**The data**
>>>>>

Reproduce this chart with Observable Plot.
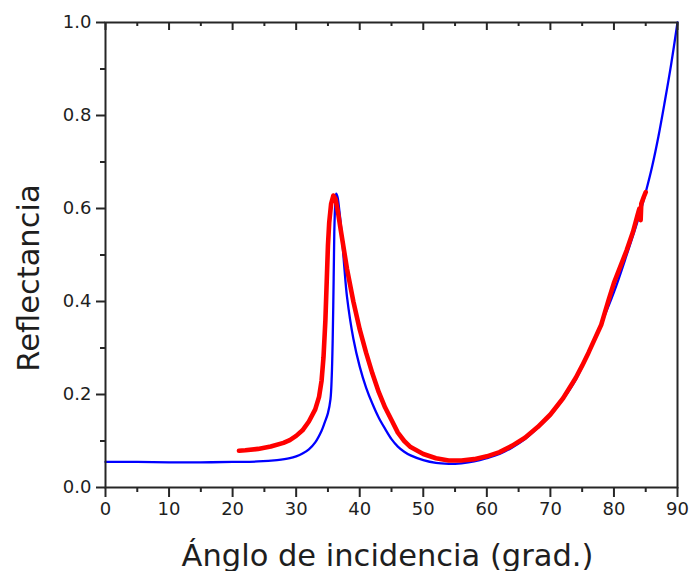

<<<<<
>>>>>

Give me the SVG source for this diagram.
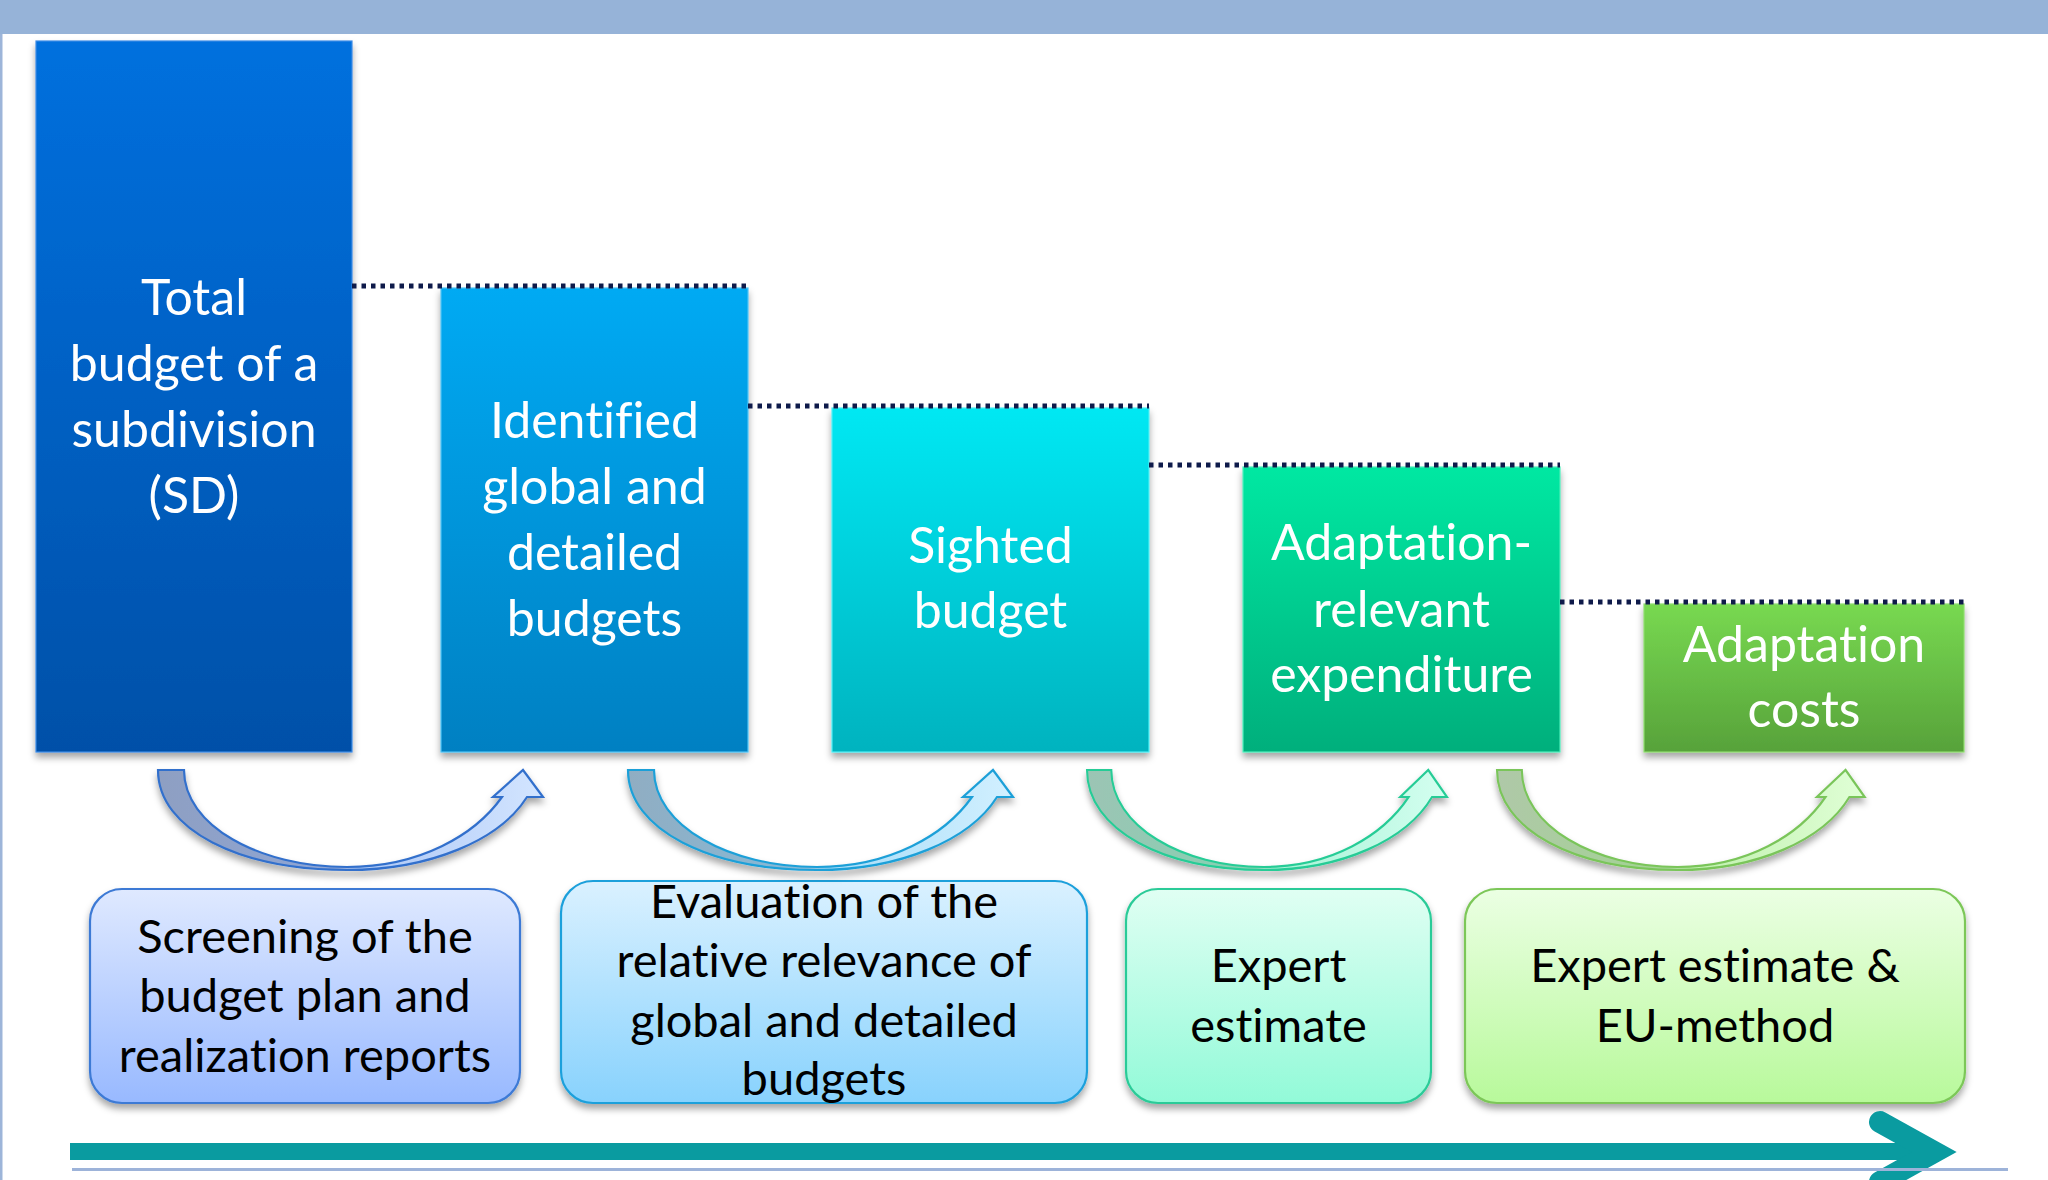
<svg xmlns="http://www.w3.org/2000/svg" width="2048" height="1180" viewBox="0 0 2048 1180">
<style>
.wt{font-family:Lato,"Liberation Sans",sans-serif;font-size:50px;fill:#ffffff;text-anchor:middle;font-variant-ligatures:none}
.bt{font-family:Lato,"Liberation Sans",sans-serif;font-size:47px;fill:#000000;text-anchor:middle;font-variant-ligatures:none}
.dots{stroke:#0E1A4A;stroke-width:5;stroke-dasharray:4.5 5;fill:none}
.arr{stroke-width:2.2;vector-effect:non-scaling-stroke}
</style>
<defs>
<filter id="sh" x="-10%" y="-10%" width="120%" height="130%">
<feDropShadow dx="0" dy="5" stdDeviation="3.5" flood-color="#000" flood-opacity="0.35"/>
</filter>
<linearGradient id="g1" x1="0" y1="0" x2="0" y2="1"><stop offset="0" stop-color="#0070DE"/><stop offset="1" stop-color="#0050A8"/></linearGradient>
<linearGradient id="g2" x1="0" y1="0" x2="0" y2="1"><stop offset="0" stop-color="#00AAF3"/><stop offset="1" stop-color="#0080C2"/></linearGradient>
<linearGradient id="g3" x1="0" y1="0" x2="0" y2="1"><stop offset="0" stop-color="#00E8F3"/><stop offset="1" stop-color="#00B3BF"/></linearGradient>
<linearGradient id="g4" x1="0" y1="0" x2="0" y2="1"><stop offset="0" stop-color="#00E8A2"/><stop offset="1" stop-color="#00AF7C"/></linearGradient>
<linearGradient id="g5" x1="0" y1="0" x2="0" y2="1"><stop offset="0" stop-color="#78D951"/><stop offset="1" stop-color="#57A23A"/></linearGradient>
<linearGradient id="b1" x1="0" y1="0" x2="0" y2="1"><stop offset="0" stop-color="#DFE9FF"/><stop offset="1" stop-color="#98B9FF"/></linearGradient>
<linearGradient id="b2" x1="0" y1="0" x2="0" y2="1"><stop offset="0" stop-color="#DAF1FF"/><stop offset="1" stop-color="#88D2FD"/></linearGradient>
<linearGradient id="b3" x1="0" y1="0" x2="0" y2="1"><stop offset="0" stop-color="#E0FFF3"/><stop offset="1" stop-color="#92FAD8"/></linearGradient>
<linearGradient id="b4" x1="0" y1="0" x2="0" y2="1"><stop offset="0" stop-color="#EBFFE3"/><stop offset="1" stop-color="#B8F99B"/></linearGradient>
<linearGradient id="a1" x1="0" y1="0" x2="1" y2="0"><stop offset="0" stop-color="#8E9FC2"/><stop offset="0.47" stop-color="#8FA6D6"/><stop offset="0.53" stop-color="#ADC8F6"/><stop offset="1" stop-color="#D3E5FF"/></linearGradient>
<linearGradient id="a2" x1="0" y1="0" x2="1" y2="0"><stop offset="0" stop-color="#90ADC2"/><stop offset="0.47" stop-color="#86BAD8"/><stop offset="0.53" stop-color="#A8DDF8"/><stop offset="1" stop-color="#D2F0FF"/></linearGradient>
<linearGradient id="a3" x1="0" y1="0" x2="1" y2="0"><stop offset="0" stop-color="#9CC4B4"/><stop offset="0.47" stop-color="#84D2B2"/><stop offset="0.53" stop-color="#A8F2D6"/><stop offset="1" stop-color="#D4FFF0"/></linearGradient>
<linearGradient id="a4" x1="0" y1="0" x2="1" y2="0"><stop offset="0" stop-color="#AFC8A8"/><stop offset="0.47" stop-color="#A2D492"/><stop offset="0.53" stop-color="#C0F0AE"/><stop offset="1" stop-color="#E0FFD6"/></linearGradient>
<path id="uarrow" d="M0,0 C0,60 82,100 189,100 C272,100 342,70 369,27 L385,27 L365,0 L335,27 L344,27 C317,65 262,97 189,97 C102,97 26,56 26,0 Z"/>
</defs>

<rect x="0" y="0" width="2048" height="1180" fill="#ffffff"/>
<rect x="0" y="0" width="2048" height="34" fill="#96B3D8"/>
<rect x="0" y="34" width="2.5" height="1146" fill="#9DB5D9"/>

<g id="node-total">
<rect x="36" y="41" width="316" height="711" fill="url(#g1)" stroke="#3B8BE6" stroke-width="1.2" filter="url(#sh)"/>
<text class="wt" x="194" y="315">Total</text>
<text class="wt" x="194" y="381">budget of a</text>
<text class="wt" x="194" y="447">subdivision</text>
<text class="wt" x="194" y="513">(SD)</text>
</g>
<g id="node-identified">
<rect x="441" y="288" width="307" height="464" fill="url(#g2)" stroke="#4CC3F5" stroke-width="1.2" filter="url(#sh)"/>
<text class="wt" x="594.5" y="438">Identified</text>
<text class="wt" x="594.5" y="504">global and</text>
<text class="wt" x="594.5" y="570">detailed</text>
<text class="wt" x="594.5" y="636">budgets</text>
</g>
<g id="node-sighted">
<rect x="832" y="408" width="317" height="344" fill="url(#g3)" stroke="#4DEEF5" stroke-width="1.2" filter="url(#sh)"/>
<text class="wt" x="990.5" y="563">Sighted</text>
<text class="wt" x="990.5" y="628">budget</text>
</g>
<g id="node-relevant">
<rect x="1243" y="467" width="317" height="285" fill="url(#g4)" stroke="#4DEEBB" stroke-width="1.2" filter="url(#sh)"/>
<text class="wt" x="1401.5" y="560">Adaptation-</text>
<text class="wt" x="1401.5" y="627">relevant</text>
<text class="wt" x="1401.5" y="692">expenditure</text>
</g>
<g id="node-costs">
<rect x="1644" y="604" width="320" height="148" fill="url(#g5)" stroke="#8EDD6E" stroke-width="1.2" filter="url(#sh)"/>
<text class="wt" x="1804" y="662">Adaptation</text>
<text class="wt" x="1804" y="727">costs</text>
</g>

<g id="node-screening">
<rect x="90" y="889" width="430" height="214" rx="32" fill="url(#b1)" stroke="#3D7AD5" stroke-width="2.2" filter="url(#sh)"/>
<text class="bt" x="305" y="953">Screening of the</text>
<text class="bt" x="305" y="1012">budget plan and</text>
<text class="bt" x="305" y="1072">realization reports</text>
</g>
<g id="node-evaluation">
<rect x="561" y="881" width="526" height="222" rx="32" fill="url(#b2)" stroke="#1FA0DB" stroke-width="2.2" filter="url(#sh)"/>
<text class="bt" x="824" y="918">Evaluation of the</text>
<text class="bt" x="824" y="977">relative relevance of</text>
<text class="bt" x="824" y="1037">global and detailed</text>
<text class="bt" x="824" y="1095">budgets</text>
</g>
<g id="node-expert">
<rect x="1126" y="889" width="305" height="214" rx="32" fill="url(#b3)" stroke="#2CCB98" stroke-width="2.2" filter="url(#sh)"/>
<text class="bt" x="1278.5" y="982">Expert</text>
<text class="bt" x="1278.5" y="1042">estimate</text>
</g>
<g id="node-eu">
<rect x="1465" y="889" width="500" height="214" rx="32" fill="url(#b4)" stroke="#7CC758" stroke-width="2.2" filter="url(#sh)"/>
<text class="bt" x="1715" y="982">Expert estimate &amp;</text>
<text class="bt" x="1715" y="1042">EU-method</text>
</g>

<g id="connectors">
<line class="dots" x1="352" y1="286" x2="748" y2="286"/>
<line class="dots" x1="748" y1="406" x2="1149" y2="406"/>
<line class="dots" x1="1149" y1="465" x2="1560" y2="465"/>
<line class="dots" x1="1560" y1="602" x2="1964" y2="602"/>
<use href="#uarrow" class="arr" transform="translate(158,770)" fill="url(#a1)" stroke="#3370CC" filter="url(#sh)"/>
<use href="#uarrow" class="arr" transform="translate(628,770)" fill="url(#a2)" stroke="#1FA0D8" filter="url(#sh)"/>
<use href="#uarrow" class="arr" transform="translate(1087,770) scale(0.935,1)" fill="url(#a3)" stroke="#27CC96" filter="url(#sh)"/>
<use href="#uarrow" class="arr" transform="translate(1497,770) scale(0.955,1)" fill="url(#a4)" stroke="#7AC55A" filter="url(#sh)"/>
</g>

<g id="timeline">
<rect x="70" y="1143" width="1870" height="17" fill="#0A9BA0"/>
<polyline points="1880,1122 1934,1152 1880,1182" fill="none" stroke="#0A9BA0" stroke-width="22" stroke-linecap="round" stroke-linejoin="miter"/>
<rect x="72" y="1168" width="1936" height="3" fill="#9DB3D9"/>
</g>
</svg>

<<<<<

**Written request**
Using the material above, report each line where "this" occurs.

**Correct result**
Reproduce this chart with Observable Plot.
Give me the SVG source for this diagram.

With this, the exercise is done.